Bures metric over thermal state manifolds and quantum criticality

We analyze the Bures metric over the manifold of thermal density matrices for systems featuring a zero temperature quantum phase transition. We show that the quantum critical region can be characterized in terms of the temperature scaling behavior of the metric tensor itself. Furthermore, the analysis of the metric tensor when both temperature and an external field are varied, allows one to complement the understanding of the phase diagram including crossover regions which are not characterized by any singular behavior.
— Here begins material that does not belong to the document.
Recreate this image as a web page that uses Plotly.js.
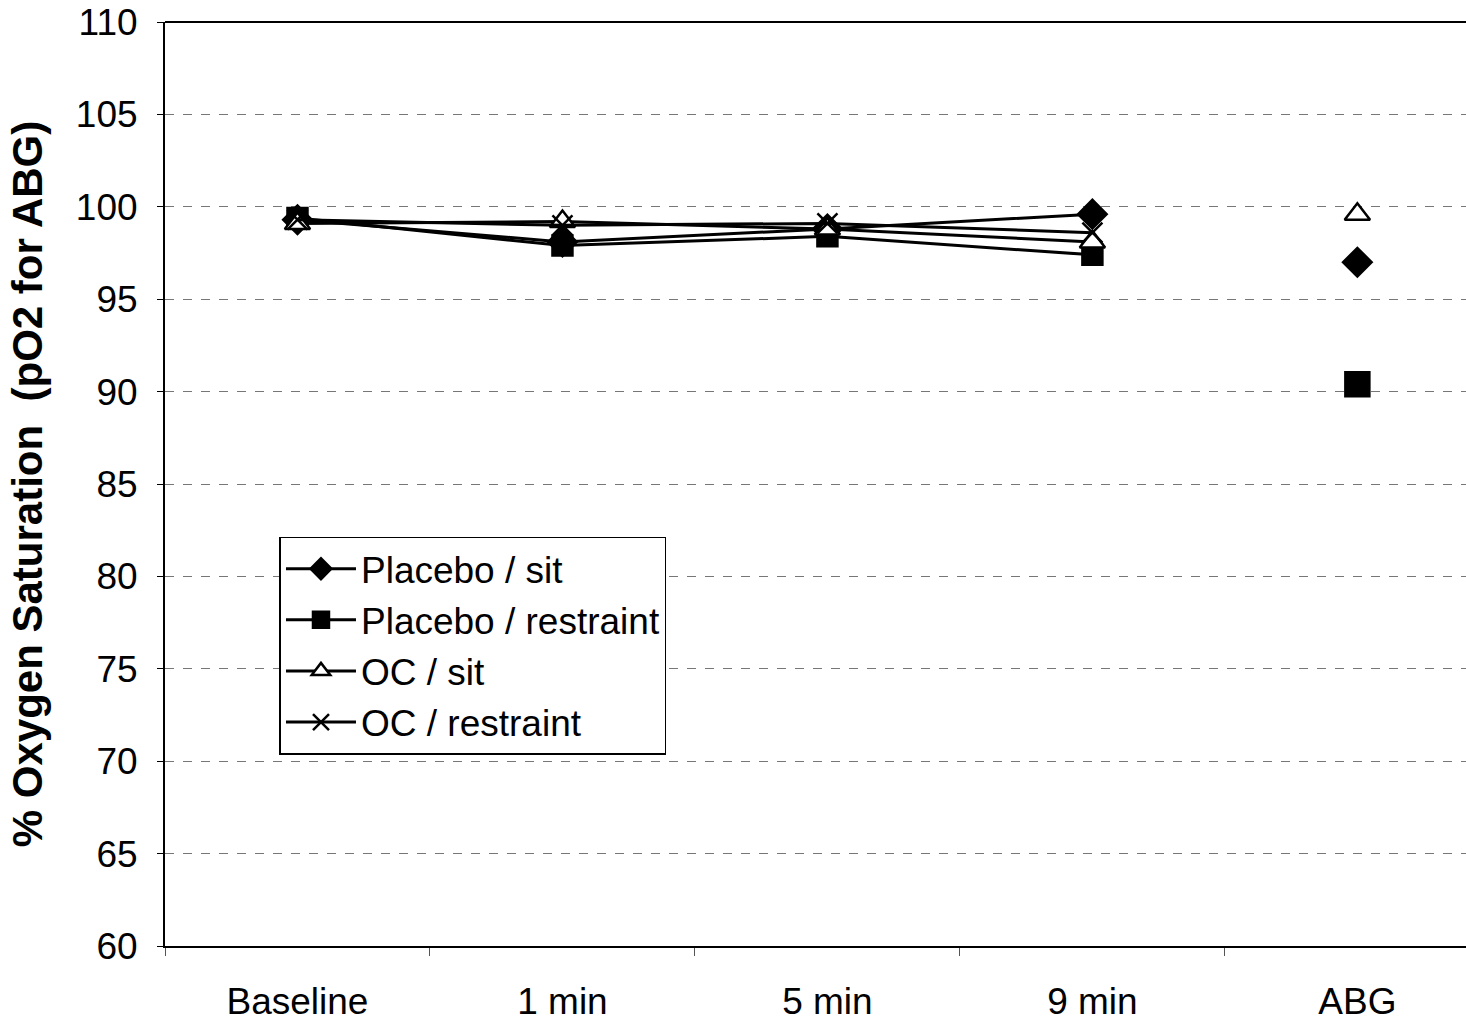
<!DOCTYPE html>
<html><head><meta charset="utf-8">
<script src="https://cdn.plot.ly/plotly-3.0.1.min.js"></script>
<style>body{margin:0;background:#fff}#c{width:1466px;height:1021px}</style>
</head><body><div id="c"></div>
<script>
const categories = ["Baseline", "1 min", "5 min", "9 min", "ABG"];
const placeboSit = [99.3, 98.1, 98.8, 99.6, 97.0];
const placeboRestraint = [99.4, 97.9, 98.4, 97.4, 90.4];
const ocSit = [99.1, 99.2, 98.8, 98.1, 99.6];
const ocRestraint = [99.3, 99.0, 99.1, 98.6, 90.3];
const seriesNames = ["Placebo / sit", "Placebo / restraint", "OC / sit", "OC / restraint"];

function mk(name, vals, symbol, size, fill){
  return {
    x: categories.slice(0,4), y: vals.slice(0,4), name: name, type: 'scatter', mode: 'lines+markers',
    line: {color: '#000', width: 3},
    marker: {symbol: symbol, size: size, color: fill, line: {color: '#000', width: 2.5}},
    legendgroup: name
  };
}
function abg(name, vals, symbol, size, fill){
  return {
    x: [categories[4]], y: [vals[4]], name: name, type: 'scatter', mode: 'markers', showlegend: false,
    marker: {symbol: symbol, size: size, color: fill, line: {color: '#000', width: 2.5}},
    legendgroup: name
  };
}
const data = [
  abg(seriesNames[3], ocRestraint, 'x-thin-open', 20, '#000'),
  mk(seriesNames[0], placeboSit, 'diamond', 22, '#000'),
  mk(seriesNames[1], placeboRestraint, 'square', 20, '#000'),
  mk(seriesNames[2], ocSit, 'triangle-up', 22, '#fff'),
  mk(seriesNames[3], ocRestraint, 'x-thin-open', 20, '#000'),
  abg(seriesNames[0], placeboSit, 'diamond', 22, '#000'),
  abg(seriesNames[1], placeboRestraint, 'square', 24, '#000'),
  abg(seriesNames[2], ocSit, 'triangle-up', 22, '#fff')
];
const layout = {
  width: 1466, height: 1021,
  margin: {l: 165, r: 0, t: 22, b: 75},
  paper_bgcolor: '#fff', plot_bgcolor: '#fff',
  font: {family: 'Liberation Sans, Arial, sans-serif', color: '#000', size: 36},
  showlegend: true,
  legend: {x: 0.088, y: 0.443, xanchor: 'left', yanchor: 'top', bgcolor: '#fff',
           bordercolor: '#000', borderwidth: 1.5, font: {size: 37}, traceorder: 'normal',
           itemwidth: 70, tracegroupgap: 0},
  xaxis: {type: 'category', categoryorder: 'array', categoryarray: categories,
          range: [-0.5, 4.41], showgrid: false, showline: true, linecolor: '#000', linewidth: 2,
          ticks: 'outside', tickson: 'boundaries', ticklen: 8, tickcolor: '#555',
          ticklabelstandoff: 22, tickfont: {size: 37}, zeroline: false, mirror: false},
  yaxis: {range: [60, 110], dtick: 5, tick0: 60, showline: true, linecolor: '#000', linewidth: 2,
          ticks: 'outside', ticklen: 6, tickcolor: '#000', tickfont: {size: 37}, ticklabelstandoff: 12,
          showgrid: true, gridcolor: '#777', gridwidth: 1, griddash: 'dash', zeroline: false,
          title: {text: '<b>% Oxygen Saturation  (pO2 for ABG)</b>', font: {size: 42}, standoff: 20}},
  shapes: [{type: 'line', xref: 'paper', yref: 'paper', x0: 0, x1: 1, y0: 1, y1: 1,
            line: {color: '#000', width: 2}}]
};
Plotly.newPlot('c', data, layout, {displayModeBar: false, staticPlot: true});
</script></body></html>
These results provide a further extension of the scope of the metric approach to quantum criticality.

Figure 1

Vector field of the eigenvector associated to the highest eigenvalue of $g$, in the plane $(h,T)$ for the Ising model in transverse field.

Figure 2

Phase diagram of the Ising model in transverse field taking into account both critical points at $h=\pm 1$ and the purely classical Ising line $h=0$. The arrows indicate the direction of highest fidelity decrease (the direction of the arrows is conventional, but fixed once for all).

Figure 3

Contour plot of the highest eigenvalue of $g$, in the plane $(h,T)$ for the Ising model in transverse field.

Figure 4

Contour plot of the Gaussian curvature of $g$, in the plane $(h,T)$ for the Ising model in transverse field. The arrows indicate the zero curvature lines.